Effectivement, les difficultés sont accrues pour ces derniers (...)
De surcroît, une autre population est particulièrement exposée à l’organisation de l’emploi du temps : les mères étudiantes qui doivent composer avec les disponibilités de garde et tous les autres impératifs propres à l’éducation d’un enfant en bas-âge.
D’autres inégalités se traduisent aussi entre territoires, le lieu d’études influençant les parcours possibles. (...)
La proximité est un atout maître des petites universités ou campus délocalisés, liée à une logique d’encadrement et d’échanges avec les enseignants qui facilite la transition du lycée à l’université. Sans oublier, l’occupation d’une activité salariée qui ne garantit pas une égalité des chances face au temps consacré aux études.
En effet, c’est dans ce type de situation que l’on rencontre plus fréquemment des étudiants âgés, en recherche d’autonomie financière, bénéficiant moins souvent des aides familiales ou publiques, avec un emploi qui leur permet d’assurer un minimum pour vivre, mais aussi de développer une expérience professionnelle.
Le cas des étudiants sans domiciliation
Parfois les vulnérabilités économiques des étudiants peuvent conduire à des situations de pauvreté avérées. Lors de différents entretiens menés auprès des étudiants, certains faisaient état de périodes de sans domiciliation plus ou moins importantes.
Ces éléments qualitatifs ont été confirmés à partir d’une enquête nationale et d’une enquête locale. (...)
14 % des personnes sans domicile ont fait des études supérieures et que 15 % d’entre elles – et le tiers des non-diplômés – ont connu une période de sans-domiciliation pendant leurs études supérieures.(...)

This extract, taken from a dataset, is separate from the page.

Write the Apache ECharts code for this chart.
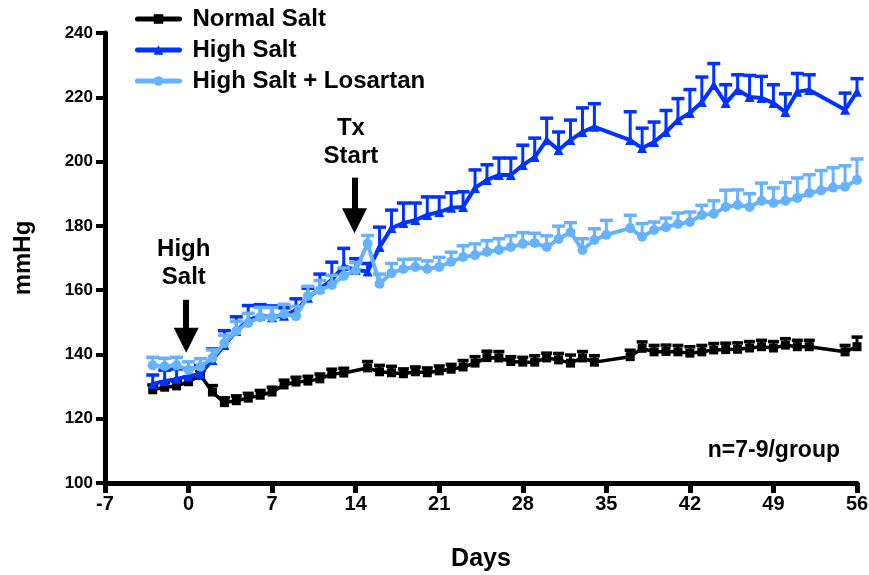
<!DOCTYPE html>
<html>
<head>
<meta charset="utf-8">
<script src="https://cdn.jsdelivr.net/npm/echarts@6/dist/echarts.min.js"></script>
<style>
  html, body { margin: 0; padding: 0; background: #fff; }
  #chart { width: 869px; height: 575px; }
</style>
</head>
<body>
<div id="chart"></div>
<script>
// Blood pressure (mmHg, mean with upper SEM) by study day
const seriesNames = ['Normal Salt', 'High Salt', 'High Salt + Losartan'];

const normalDays = [-3,-2,-1,0,1,2,3,4,5,6,7,8,9,10,11,12,13,15,16,17,18,19,20,21,22,23,24,25,26,27,28,29,30,31,32,33,34,37,38,39,40,41,42,43,44,45,46,47,48,49,50,51,52,55,56];
const normalMean = [129.0,129.8,130.2,131.5,133.5,128.3,125.0,125.6,126.4,127.3,128.3,130.5,131.4,131.7,132.4,133.9,134.2,135.8,134.6,134.3,134.0,134.6,134.3,134.9,135.4,136.1,137.3,139.0,138.9,137.8,137.6,137.6,138.9,138.3,137.3,138.9,137.6,139.3,141.9,140.8,140.9,140.8,140.4,140.8,141.4,141.5,141.6,142.0,142.4,142.0,142.9,142.4,142.4,140.8,142.4];
const normalSem = [1.5,1.5,1.5,1.5,1.5,2.0,1.5,1.5,1.5,1.5,1.5,1.5,1.5,1.5,1.5,1.5,1.5,2.0,2.0,2.0,1.5,1.5,1.5,1.5,1.5,2.0,2.0,2.0,2.0,1.5,1.5,2.0,1.5,2.0,2.5,2.0,2.0,2.0,2.0,2.0,2.0,2.0,2.0,2.0,2.0,2.0,2.0,2.0,2.0,2.0,2.0,2.0,2.0,2.0,3.0];

const highDays = [-3,-2,-1,0,1,2,3,4,5,6,7,8,9,10,11,12,13,14,15,16,17,18,19,20,21,22,23,24,25,26,27,28,29,30,31,32,33,34,37,38,39,40,41,42,43,44,45,46,47,48,49,50,51,52,55,56];
const highMean = [130.8,131.7,132.4,133.2,134.0,138.3,142.9,147.3,150.7,152.0,151.6,152.0,153.8,157.6,160.5,163.2,167.5,166.3,165.8,173.4,179.3,180.9,181.8,183.4,184.3,185.6,185.9,191.8,194.3,195.8,195.8,198.9,201.4,206.7,203.6,206.7,209.2,210.8,206.7,204.2,206.1,209.2,212.9,215.1,218.5,223.8,218.2,222.3,220.1,219.8,218.2,215.4,221.7,222.3,216.1,221.7];
const highSem = [2.8,3.4,3.1,2.5,2.5,3.4,4.5,4.4,4.5,3.5,3.5,2.5,3.5,3.0,4.5,5.5,5.5,3.5,2.5,6.2,5.6,6.2,5.3,5.6,4.7,4.7,4.7,5.6,4.7,5.3,5.3,6.2,5.9,6.8,5.6,6.2,7.5,7.2,8.8,6.2,6.2,6.7,6.7,7.3,7.8,6.7,5.7,4.7,6.7,6.7,5.7,5.7,5.7,4.7,5.2,4.1];

const losDays = [-3,-2,-1,0,1,2,3,4,5,6,7,8,9,10,11,12,13,14,15,16,17,18,19,20,21,22,23,24,25,26,27,28,29,30,31,32,33,34,35,37,38,39,40,41,42,43,44,45,46,47,48,49,50,51,52,53,54,55,56];
const losMean = [136.6,136.3,136.6,135.2,136.2,138.9,143.5,147.3,149.8,151.6,151.6,152.6,151.9,158.2,160.0,161.6,164.4,166.1,174.5,162.0,165.3,166.6,167.2,166.6,167.2,168.8,170.3,170.9,171.9,172.5,173.4,174.4,174.7,173.4,175.9,178.0,172.5,175.6,177.2,179.3,176.6,178.7,179.6,180.6,181.2,183.4,183.8,185.9,186.5,185.9,187.8,187.1,187.8,188.7,190.2,191.0,191.9,192.2,194.3];
const losSem = [2.5,2.5,2.5,2.5,2.5,2.5,2.5,3.0,3.0,3.0,3.0,3.0,3.0,3.0,3.0,3.0,2.5,2.5,2.5,3.0,3.0,3.0,2.5,2.5,3.0,3.0,3.5,3.5,3.5,3.5,3.5,3.5,3.0,3.5,4.0,3.0,3.5,3.5,4.5,4.0,4.1,2.5,2.8,3.4,3.1,3.0,4.0,5.2,4.7,4.1,5.5,4.7,5.7,6.2,5.7,6.2,6.2,6.5,6.5];

const xTicks = [-7, 0, 7, 14, 21, 28, 35, 42, 49, 56];
const yTicks = [100, 120, 140, 160, 180, 200, 220, 240];

const colors = ['#000000', '#0033ff', '#66b2ff'];
const FONT = 'Liberation Sans, Arial, sans-serif';

function rows(days, mean, sem) {
  return days.map((d, i) => [d, mean[i], sem[i]]);
}

// Upper error bar: stem from the mean to mean + SEM, with a flat cap
function errorBar(color, capWidth) {
  return function (params, api) {
    const x = api.value(0), y = api.value(1), e = api.value(2);
    const p0 = api.coord([x, y]);
    const p1 = api.coord([x, y + e]);
    return {
      type: 'group',
      children: [
        { type: 'line', shape: { x1: p0[0], y1: p0[1], x2: p1[0], y2: p1[1] },
          style: { stroke: color, lineWidth: 3 } },
        { type: 'line', shape: { x1: p1[0] - capWidth / 2, y1: p1[1], x2: p1[0] + capWidth / 2, y2: p1[1] },
          style: { stroke: color, lineWidth: 3.5 } }
      ]
    };
  };
}

const groups = [
  { name: seriesNames[0], data: rows(normalDays, normalMean, normalSem), color: colors[0], symbol: 'rect', size: 9, width: 3.5, cap: 11 },
  { name: seriesNames[1], data: rows(highDays, highMean, highSem), color: colors[1], symbol: 'triangle', size: 10, width: 4, cap: 13 },
  { name: seriesNames[2], data: rows(losDays, losMean, losSem), color: colors[2], symbol: 'circle', size: 10, width: 4, cap: 13 }
];

const series = [];
groups.forEach((g, i) => {
  series.push({
    type: 'custom',
    name: g.name + ' SEM',
    renderItem: errorBar(g.color, g.cap),
    data: g.data,
    encode: { x: 0, y: 1 },
    z: 2 + i * 2,
    silent: true
  });
  series.push({
    type: 'line',
    name: g.name,
    data: g.data.map(r => [r[0], r[1]]),
    symbol: g.symbol,
    symbolSize: g.size,
    showSymbol: true,
    color: g.color,
    lineStyle: { color: g.color, width: g.width },
    itemStyle: { color: g.color },
    z: 3 + i * 2,
    animation: false
  });
});

// Arrows and labels marking the start of the diet and of treatment
const annotations = [
  { text: 'High\nSalt', at: [-0.4, 168.2], from: [-0.2, 157.0], to: [-0.2, 144.4] },
  { text: 'Tx\nStart', at: [13.6, 206.0], from: [13.9, 195.0], to: [13.9, 181.6] }
];

series.push({
  type: 'line',
  name: 'annotations',
  data: [],
  z: 20,
  markLine: {
    silent: true,
    symbol: ['none', 'triangle'],
    symbolSize: 25,
    lineStyle: { color: '#000', width: 6, type: 'solid' },
    itemStyle: { color: '#000' },
    label: { show: false },
    animation: false,
    data: annotations.map(a => [{ coord: a.from }, { coord: a.to }])
  },
  markPoint: {
    silent: true,
    symbol: 'circle',
    symbolSize: 0,
    animation: false,
    label: {
      show: true,
      color: '#000',
      fontFamily: FONT,
      fontWeight: 'bold',
      fontSize: 24,
      lineHeight: 28,
      align: 'center'
    },
    data: annotations.map(a => ({ coord: a.at, value: a.text, label: { formatter: a.text } }))
  }
});

const chart = echarts.init(document.getElementById('chart'), null, { renderer: 'canvas' });
chart.setOption({
  animation: false,
  backgroundColor: '#ffffff',
  grid: { left: 105, right: 12, top: 33, bottom: 92, containLabel: false, outerBoundsMode: 'none' },
  legend: {
    data: seriesNames,
    orient: 'vertical',
    left: 130,
    top: 2,
    itemWidth: 42,
    itemHeight: 12,
    itemGap: 7,
    lineStyle: { width: 5, cap: 'round' },
    textStyle: {
      fontFamily: FONT,
      fontWeight: 'bold',
      fontSize: 24,
      color: '#000',
      padding: [0, 0, 0, 8]
    }
  },
  xAxis: {
    type: 'value',
    min: xTicks[0],
    max: xTicks[xTicks.length - 1],
    interval: 7,
    name: 'Days',
    nameLocation: 'middle',
    nameGap: 64,
    nameTextStyle: { fontFamily: FONT, fontWeight: 'bold', fontSize: 25, color: '#000' },
    axisLine: { onZero: false, lineStyle: { color: '#000', width: 5 } },
    axisTick: { show: true, length: 10, lineStyle: { color: '#000', width: 5 } },
    axisLabel: { color: '#000', fontFamily: FONT, fontWeight: 'bold', fontSize: 20, margin: 11 },
    splitLine: { show: false }
  },
  yAxis: {
    type: 'value',
    min: yTicks[0],
    max: yTicks[yTicks.length - 1],
    interval: 20,
    name: 'mmHg',
    nameLocation: 'middle',
    nameRotate: 90,
    nameGap: 70,
    nameTextStyle: { fontFamily: FONT, fontWeight: 'bold', fontSize: 24, color: '#000' },
    axisLine: { show: true, onZero: false, lineStyle: { color: '#000', width: 5 } },
    axisTick: { show: true, length: 9, lineStyle: { color: '#000', width: 4 } },
    axisLabel: { color: '#000', fontFamily: FONT, fontWeight: 'bold', fontSize: 17, margin: 12 },
    splitLine: { show: false }
  },
  graphic: [{
    type: 'text',
    right: 29,
    top: 439,
    style: { text: 'n=7-9/group', fill: '#000', font: 'bold 23px ' + FONT }
  }],
  series: series
});
</script>
</body>
</html>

Il est impossible, pour cette population, de ne pas faire le lien entre l’abandon des études supérieures et l’impact de la sans-domiciliation. Une étude menée en 2017 à l’Université de Strasbourg a permis d’appréhender ces situations. Ainsi, 5 % des étudiants interrogés ont déclaré avoir connu une expérience de sans-domiciliation depuis le début de l’année, et parfois la rue. Les étudiants étrangers venant des pays du Sud et les étudiants français issus des catégories sociales défavorisées sont surreprésentés dans ces situations.
Deux types de profil, deux grandes trajectoires
Deux grands groupes se distinguent : d’un côté, les étudiants jeunes, en semi-décohabitation qui gèrent au mieux les situations de précarité par le renoncement aux soins, à l’alimentation, aux sorties et donc à la sociabilité, etc. De l’autre, les plus âgés, qui ne vivent plus avec leurs parents et qui jonglent entre études et travail, assurant eux-mêmes l’essentiel de leurs revenus d’existence.
Mais pour tous les étudiants vulnérables économiquement, un choix est opéré entre deux grands types de trajectoire : soit des études longues assorties de conditions de vie difficiles et a priori une meilleure insertion professionnelle ; soit des études plus courtes, au risque d’une insertion socio-professionnelle associée à des conditions de travail moins favorables.
Un discours de responsabilisation malgré les difficultés économiques
Devant ces difficultés souvent importantes, les étudiants tiennent principalement un discours de responsabilisation. (...))
À l’heure où fleurissent les projets de réforme qui s’arrêtent aux portes de l’Université, cet ouvrage met en lumière les galères des étudiants au regard des modes de vie et d’études et de leurs influences sur leurs parcours. Une meilleure connaissance des mondes étudiants et des déterminants de la réussite interpelle à plusieurs titres le fonctionnement d’un système universitaire démocratique et démocratisé.